-- begin --

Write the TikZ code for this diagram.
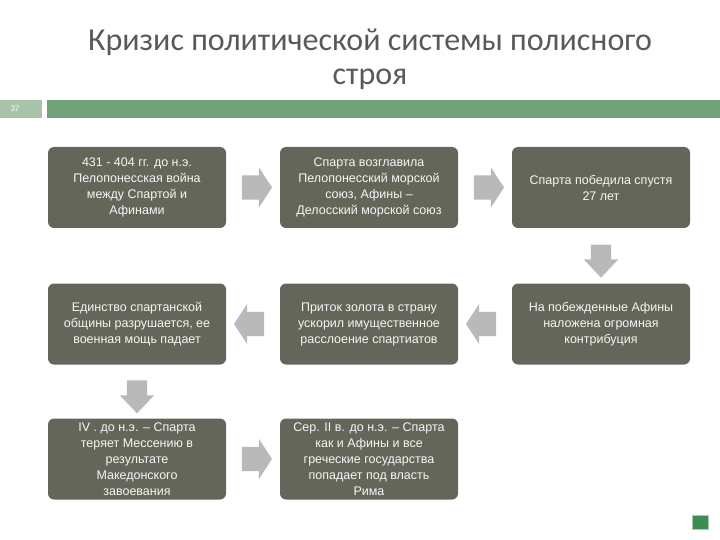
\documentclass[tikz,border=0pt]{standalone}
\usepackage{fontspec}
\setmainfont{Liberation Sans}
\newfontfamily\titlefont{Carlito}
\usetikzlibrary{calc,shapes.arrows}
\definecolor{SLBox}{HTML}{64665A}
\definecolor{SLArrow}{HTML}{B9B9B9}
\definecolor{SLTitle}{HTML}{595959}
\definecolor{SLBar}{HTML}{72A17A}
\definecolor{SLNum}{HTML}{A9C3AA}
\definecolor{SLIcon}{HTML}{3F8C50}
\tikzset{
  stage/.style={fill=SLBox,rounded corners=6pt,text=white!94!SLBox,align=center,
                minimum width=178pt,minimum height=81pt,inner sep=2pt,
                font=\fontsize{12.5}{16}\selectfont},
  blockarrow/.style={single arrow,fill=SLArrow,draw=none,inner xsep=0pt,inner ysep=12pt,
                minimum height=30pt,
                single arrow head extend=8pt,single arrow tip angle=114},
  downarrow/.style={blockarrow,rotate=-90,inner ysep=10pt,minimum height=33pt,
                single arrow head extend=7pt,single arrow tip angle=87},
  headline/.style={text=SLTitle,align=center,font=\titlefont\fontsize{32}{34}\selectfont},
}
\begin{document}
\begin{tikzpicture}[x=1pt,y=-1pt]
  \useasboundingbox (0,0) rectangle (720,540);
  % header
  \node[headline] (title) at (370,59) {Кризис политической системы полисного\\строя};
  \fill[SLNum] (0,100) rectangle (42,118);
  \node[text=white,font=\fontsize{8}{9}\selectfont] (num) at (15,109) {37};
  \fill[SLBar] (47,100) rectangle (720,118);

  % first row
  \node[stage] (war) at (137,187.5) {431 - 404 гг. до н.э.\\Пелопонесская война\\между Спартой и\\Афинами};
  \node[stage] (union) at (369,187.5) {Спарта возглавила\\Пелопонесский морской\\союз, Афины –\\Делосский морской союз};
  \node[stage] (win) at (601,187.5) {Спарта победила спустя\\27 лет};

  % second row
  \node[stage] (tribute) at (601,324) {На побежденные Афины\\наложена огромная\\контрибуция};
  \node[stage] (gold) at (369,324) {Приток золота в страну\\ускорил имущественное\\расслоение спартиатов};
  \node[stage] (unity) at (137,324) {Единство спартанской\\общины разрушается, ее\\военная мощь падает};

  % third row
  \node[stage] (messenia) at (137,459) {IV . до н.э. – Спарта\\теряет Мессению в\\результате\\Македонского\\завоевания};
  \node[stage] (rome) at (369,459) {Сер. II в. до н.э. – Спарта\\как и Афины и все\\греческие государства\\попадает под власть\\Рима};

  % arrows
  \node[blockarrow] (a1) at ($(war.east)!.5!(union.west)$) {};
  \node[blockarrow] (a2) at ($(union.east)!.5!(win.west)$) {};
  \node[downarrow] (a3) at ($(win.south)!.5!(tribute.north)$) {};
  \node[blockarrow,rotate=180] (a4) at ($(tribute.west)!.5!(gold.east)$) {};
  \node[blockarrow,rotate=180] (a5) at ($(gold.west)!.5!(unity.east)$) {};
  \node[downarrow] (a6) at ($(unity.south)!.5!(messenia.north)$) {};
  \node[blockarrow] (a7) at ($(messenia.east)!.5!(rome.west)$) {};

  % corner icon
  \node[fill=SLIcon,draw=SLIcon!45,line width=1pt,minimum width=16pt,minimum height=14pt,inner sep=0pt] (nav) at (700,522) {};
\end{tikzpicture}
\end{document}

-- end --

» **Exercise objective**
Repeat the data above exactly, but not the pictures.

» **Correct response**
Write the TikZ code for this diagram.
\documentclass[tikz,border=0pt]{standalone}
\usepackage{fontspec}
\setmainfont{Liberation Sans}
\newfontfamily\titlefont{Carlito}
\usetikzlibrary{calc,shapes.arrows}
\definecolor{SLBox}{HTML}{64665A}
\definecolor{SLArrow}{HTML}{B9B9B9}
\definecolor{SLTitle}{HTML}{595959}
\definecolor{SLBar}{HTML}{72A17A}
\definecolor{SLNum}{HTML}{A9C3AA}
\definecolor{SLIcon}{HTML}{3F8C50}
\tikzset{
  stage/.style={fill=SLBox,rounded corners=6pt,text=white!94!SLBox,align=center,
                minimum width=178pt,minimum height=81pt,inner sep=2pt,
                font=\fontsize{12.5}{16}\selectfont},
  blockarrow/.style={single arrow,fill=SLArrow,draw=none,inner xsep=0pt,inner ysep=12pt,
                minimum height=30pt,
                single arrow head extend=8pt,single arrow tip angle=114},
  downarrow/.style={blockarrow,rotate=-90,inner ysep=10pt,minimum height=33pt,
                single arrow head extend=7pt,single arrow tip angle=87},
  headline/.style={text=SLTitle,align=center,font=\titlefont\fontsize{32}{34}\selectfont},
}
\begin{document}
\begin{tikzpicture}[x=1pt,y=-1pt]
  \useasboundingbox (0,0) rectangle (720,540);
  % header
  \node[headline] (title) at (370,59) {Кризис политической системы полисного\\строя};
  \fill[SLNum] (0,100) rectangle (42,118);
  \node[text=white,font=\fontsize{8}{9}\selectfont] (num) at (15,109) {37};
  \fill[SLBar] (47,100) rectangle (720,118);

  % first row
  \node[stage] (war) at (137,187.5) {431 - 404 гг. до н.э.\\Пелопонесская война\\между Спартой и\\Афинами};
  \node[stage] (union) at (369,187.5) {Спарта возглавила\\Пелопонесский морской\\союз, Афины –\\Делосский морской союз};
  \node[stage] (win) at (601,187.5) {Спарта победила спустя\\27 лет};

  % second row
  \node[stage] (tribute) at (601,324) {На побежденные Афины\\наложена огромная\\контрибуция};
  \node[stage] (gold) at (369,324) {Приток золота в страну\\ускорил имущественное\\расслоение спартиатов};
  \node[stage] (unity) at (137,324) {Единство спартанской\\общины разрушается, ее\\военная мощь падает};

  % third row
  \node[stage] (messenia) at (137,459) {IV . до н.э. – Спарта\\теряет Мессению в\\результате\\Македонского\\завоевания};
  \node[stage] (rome) at (369,459) {Сер. II в. до н.э. – Спарта\\как и Афины и все\\греческие государства\\попадает под власть\\Рима};

  % arrows
  \node[blockarrow] (a1) at ($(war.east)!.5!(union.west)$) {};
  \node[blockarrow] (a2) at ($(union.east)!.5!(win.west)$) {};
  \node[downarrow] (a3) at ($(win.south)!.5!(tribute.north)$) {};
  \node[blockarrow,rotate=180] (a4) at ($(tribute.west)!.5!(gold.east)$) {};
  \node[blockarrow,rotate=180] (a5) at ($(gold.west)!.5!(unity.east)$) {};
  \node[downarrow] (a6) at ($(unity.south)!.5!(messenia.north)$) {};
  \node[blockarrow] (a7) at ($(messenia.east)!.5!(rome.west)$) {};

  % corner icon
  \node[fill=SLIcon,draw=SLIcon!45,line width=1pt,minimum width=16pt,minimum height=14pt,inner sep=0pt] (nav) at (700,522) {};
\end{tikzpicture}
\end{document}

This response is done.